We often come across the term “going within” or “going inside” either in satsang or when reading the Sant Mat literature. But what does this actually mean? Drawing on examples from the physical world might help us obtain a better insight into this spiritual concept.
Accessing documents stored on a computer, for instance, requires us to start on the “outside” by logging on with the right credentials. Then we identify the relevant file and, clicking one sub-folder after another, we eventually reach the file we want.
Alternatively, we could turn to our history lessons for an example. During the Middle Ages, the king would give a private audience in the inner sanctum of his chamber. Those granted a royal interview would enter by passing through a series of antechambers until they reached his presence.
The point illustrated by these two examples is that “going in” involves traversing outer layers to reach a special, inner point. Similarly, in Sant Mat, “going within” means redirecting our outwardly focused attention inwards; we transcend our surface-level thoughts and reach a level of (super consciousness to experience the higher power which created us and is our life-force. As Maharaj Charan Singh explains in Light on Sant Mat:
Life has a meaning and a purpose. The grand aim of human life is to foster, develop and guide those spiritual homing instincts and try to return to the spiritual home whence we came… This is the aim of evolving and perfecting that wonderful instrument, the brain, which has spiritual centres. These centres can be developed by proper means. All realizations come from within. The kingdom of God is also within. We must therefore go in, that is, turn all our attention and thoughts to the proper inner centre so that we might realize ourselves and then realize God.
This is why we meditate. Meditation is about getting hold of our wayward attention, concentrating and focusing it. Generally, our attention is engaged in the outside world, where it gathers information through the senses. Though we may have experienced spiritual longing – the desire to re-discover our Creator – any search is likely to have taken us outside, to the doctrines and ceremonies of organized religion, whether in temple, gurdwara or church. Though sincere prayer and loving devotion will undoubtedly help us to realize our goal, it is essential we connect with the power of God’s holy spirit within us. The Shabd, Nam, Word or Logos – known by so many different names is mentioned by mystics of all ages and geographical locations, and if we come in touch with that inner spirit, it will carry us back to our source.
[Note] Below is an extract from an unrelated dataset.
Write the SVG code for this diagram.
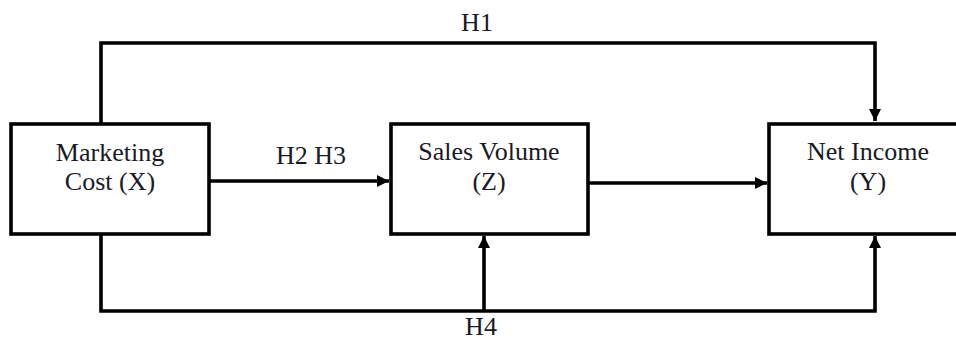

However, we can find it only inside us, nowhere outside. Sultan Bahu writes:
This body is the temple of the true Lord, in which fragrant gardens abound with eternally fresh blossoms. Inside are the prayer mats, the places for prostration and the means for ritual ablution. Inside is the Ka’ba and the Qibla.
“Inside” is neither far away nor difficult to reach. In Die to Live, Maharaj Charan Singh assures us that:
When you close your eyes, you are there where you should be. Being there, do simran, concentrate. When you close your eyes you are nowhere outside … the idea is that your attention shouldn’t scatter outside, it should be here at the eye centre.
Closing our eyes and focusing gently on the darkness at the eye-centre, we repeat the five holy names given to us during initiation and, ignoring distracting thoughts, gradually we deepen our experience of “within”. Maharaj Jagat Singh gave an idea of how carefully and lovingly we should repeat simran when he likened this process to the way a jeweller handles precious stones. Each holy name is like a precious gem being gently placed in position. And the present Master has likened meditating to someone swimming upstream; it is slow, vigorous work, but every effort strengthens the limbs. Similarly daily practice, coupled with our determination to focus the mind, results in deeper concentration.
Whether we see internal visions, become immersed in the light of the inner stages, or hear the Shabd is entirely up to the Master. He oversees our progress and ensures we receive what we need when he thinks fit. But definitely, the deeper the focus and concentration, the greater our sense of peace and stability. This is the garden of concentration, fragrant with blossoms, referred to in Sultan Bahu’s verse. Eventually, the Radiant Form of the Master himself will be manifested within us. The inner Master is a never-failing friend who will be with us forever. In Die to Live, Maharaj Charan Singh explains to a seeker what “within” means, using a very matter-of-fact example:
Q: Master, you tell us that the purpose of meditation is to seek the Lord within, to follow the path within back to the Father, but I can’t seem to fully comprehend the idea that meditation takes us within, that the Lord, the Creator is within me.
A: When at night you sleep and you have a dream, where are you? Is the dream within yourself or is the dream outside your body?… No doubt it is the reproduction of outside associations, but what you see, how you behave, and how you act in a dream – is all that drama within yourself or somewhere outside? It’s purely within. So if a dream can be within the body, why can’t the Radiant Form of the Master or spiritual experience be within the body?